A Stone Age hand axe dating back 500,000 years has been discovered at a quarry in Warwickshire (England). The tool was found at the Smiths Concrete Bubbenhall Quarry at Waverley Wood Farm, near Coventry, which has already produced evidence of some of the earliest known human occupants of the UK. It was uncovered in gravel by quarry manager John Green who took it to be identified by archaeologists at the University of Birmingham.
     "We are very excited about this discovery," enthused Professor David Keen of the university's Archaeology Field Unit. "Lower Palaeolithic artefacts are comparatively rare in the West Midlands compared to the south and east of England so this is a real find for us." The tool is very well-preserved and will eventually go on show at Warwickshire Museum, along with 18 other Palaeolithic tools found at the quarry, currently under investigation by the team at Birmingham Archaeology.
     What is perhaps most intriguing about the hand axe is that it is made of a type of volcanic rock called andesite. Andesite bedrock only occurs in the Lake District or North Wales and this is only the ninth andesite hand axe to be found in the midlands in over a century. Archaeologists are now trying to figure out how the tool might have got there. Although it is possible the rock was transported to the midlands by glacial ice from the north west there is as yet no evidence for it, which suggests humans might have brought it into the area.
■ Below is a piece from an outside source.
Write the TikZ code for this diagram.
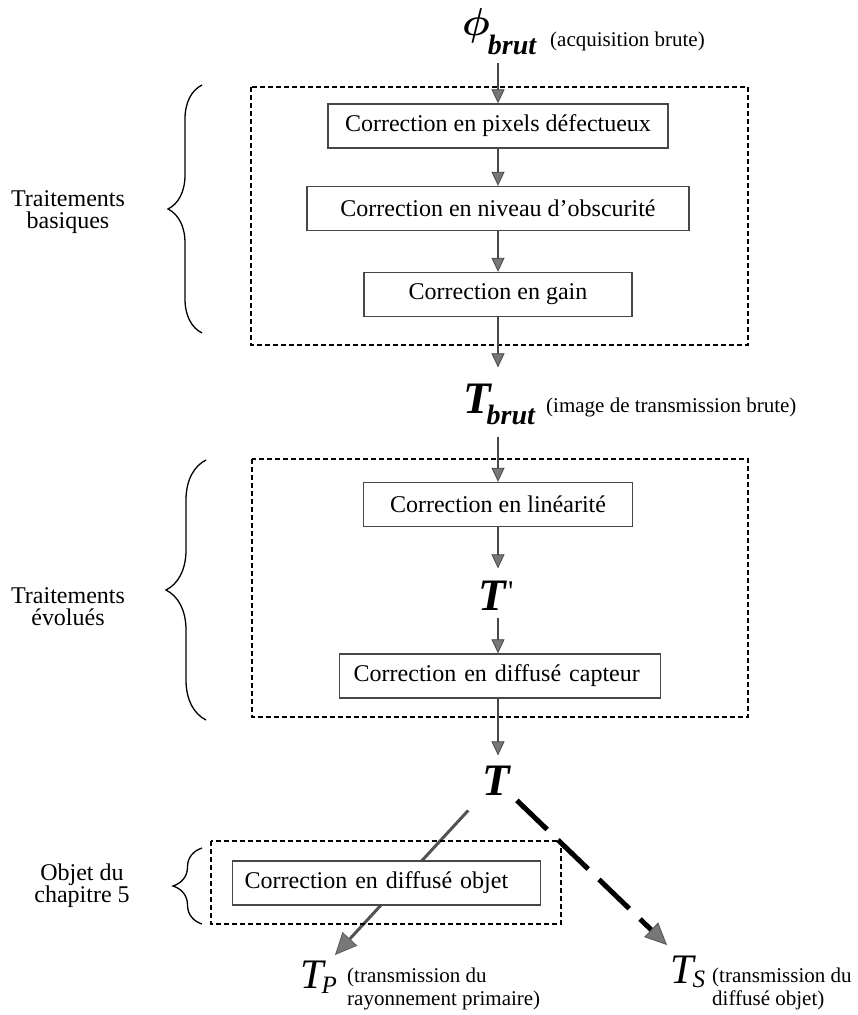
\documentclass[tikz,border=0pt]{standalone}
\usepackage{fontspec}
\usepackage{bm}
\usepackage{graphicx}
\setmainfont{Liberation Serif}
\usetikzlibrary{arrows.meta,decorations.pathreplacing}
\definecolor{linegray}{HTML}{474747}
\definecolor{headgray}{HTML}{777777}
\newcommand{\mysubfont}{\fontsize{28}{28}\selectfont\bfseries\itshape}
\begin{document}
\begin{tikzpicture}[x=1pt,y=-1pt,
  every node/.style={inner sep=0pt},
  procbox/.style={draw=linegray, line width=1.4pt, fill=white, font=\fontsize{24}{26}\selectfont, minimum height=44pt, inner xsep=0pt},
  groupbox/.style={draw=black, line width=1.3pt, dash pattern=on 5pt off 3pt},
  flow/.style={draw=linegray, line width=1.6pt, -{Triangle[length=14pt,width=13pt,fill=headgray,line width=0.8pt]}},
  bigflow/.style={draw=headgray!70!black, line width=3pt, -{Triangle[length=22pt,width=20pt,fill=headgray,color=headgray!75!black,line width=0.8pt]}},
  dflow/.style={draw=black, line width=5pt, dash pattern=on 42pt off 15pt, -{Triangle[length=22pt,width=20pt,fill=headgray,color=headgray!70!black,line width=0.8pt]}},
  side/.style={font=\fontsize{24}{22}\selectfont, align=center},
  note/.style={font=\fontsize{21}{23}\selectfont, align=left, anchor=west},
  brc/.style={draw=black, line width=1.3pt, decorate},
  bigsym/.style={font=\fontsize{45}{45}\selectfont\bfseries\itshape}
]
\useasboundingbox (0,0) rectangle (857,1015);

% ---------- top
\node[anchor=base west] (phi) at (462,35) {\scalebox{3.9}{$\bm{\phi}$}\hspace{-2pt}\raisebox{-19pt}{\mysubfont brut}};
\node[note] (acq) at (550,41) {(acquisition brute)};

% ---------- basic treatments
\draw[groupbox] (251,87) rectangle (748,345);
\node[procbox, minimum width=340pt] (b1) at (498,126) {Correction en pixels défectueux};
\node[procbox, minimum width=382pt] (b2) at (498,208.5) {Correction en niveau d’obscurité};
\node[procbox, minimum width=268pt] (b3) at (498,294.5) {Correction en gain};
\coordinate (a0) at (498,63);
\draw[flow] (a0) -- (b1.north);
\draw[flow] (b1) -- (b2);
\draw[flow] (b2) -- (b3);

\node[side] (lb1) at (68,212) {Traitements\\basiques};
\draw[brc, decoration={brace, amplitude=34pt}] (202,333) -- (202,85);

% ---------- T brut
\node[anchor=base west] (Tb) at (463,413) {\fontsize{45}{45}\selectfont\bfseries\itshape T\hspace{-4pt}\raisebox{-11pt}{\mysubfont brut}};
\node[note] (img) at (546,407) {(image de transmission brute)};
\draw[flow, shorten >=16pt] (b3.south) -- (b3.south |- Tb.north);

% ---------- advanced treatments
\draw[groupbox] (252,459) rectangle (748,717);
\node[procbox, minimum width=269pt] (bl) at (498,504.5) {Correction en linéarité};
\draw[flow, shorten <=12pt] (bl.north |- Tb.south) -- (bl.north);
\node[anchor=base, bigsym] (Tq) at (496,610) {T\hspace{2pt}\raisebox{9pt}{\fontsize{30}{30}\selectfont\mdseries\upshape\textquotesingle}};
\draw[flow, shorten >=12pt] (bl.south) -- (bl.south |- Tq.north);
\node[procbox, anchor=west, align=left, text width=293pt, inner xsep=14pt] (bc) at (339,676) {Correction en diffusé capteur};
\draw[flow, shorten <=8pt] (bl.south |- Tq.south) -- (bl.south |- bc.north);

\node[side] (lb2) at (68,607) {Traitements\\évolués};
\draw[brc, decoration={brace, amplitude=40pt}] (206,720) -- (206,460);

% ---------- T
\node[anchor=base, bigsym] (T) at (496,795) {T};
\draw[flow, shorten >=10pt] (bl.south |- bc.south) -- (bl.south |- T.north);

% ---------- split
\coordinate (tp) at (335,955);
\coordinate (ts) at (667,945);
\draw[bigflow, shorten <=41pt] (T.center) -- (tp);
\draw[dflow, shorten <=29pt] (T.center) -- (ts);

\draw[groupbox] (211,841) rectangle (561,924);
\node[procbox, anchor=west, align=left, text width=284pt, inner xsep=12pt] (bo) at (232,883) {Correction en diffusé objet};

\node[side] (lb3) at (82,886) {Objet du\\chapitre 5};
\draw[brc, decoration={brace, amplitude=29pt}] (202,924) -- (202,848);

\node[anchor=base west] (TP) at (300,988) {\fontsize{42}{42}\selectfont\itshape T\hspace{-2pt}\raisebox{-5pt}{\fontsize{25}{25}\selectfont P}};
\node[note] (lp) at (347,989) {(transmission du\\rayonnement primaire)};
\node[anchor=base west] (TS) at (670,983) {\fontsize{42}{42}\selectfont\itshape T\hspace{-1pt}\raisebox{-4pt}{\fontsize{25}{25}\selectfont S}};
\node[note] (ls) at (712,989) {(transmission du\\diffusé objet)};
\end{tikzpicture}
\end{document}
     It may also be significant that all previous andesite hand axe finds have been made in deposits of the Bytham River, a now lost river system that crossed England from the Cotswolds via the West Midlands and Leicester to the North Sea. This valley was destroyed in a later glaciation and seems to have provided a route into the midlands for Palaeolithic hunters. Half a million years ago the area was linked to Europe along the Bytham valley and across a land-bridge existing before the cutting of the Straits of Dover.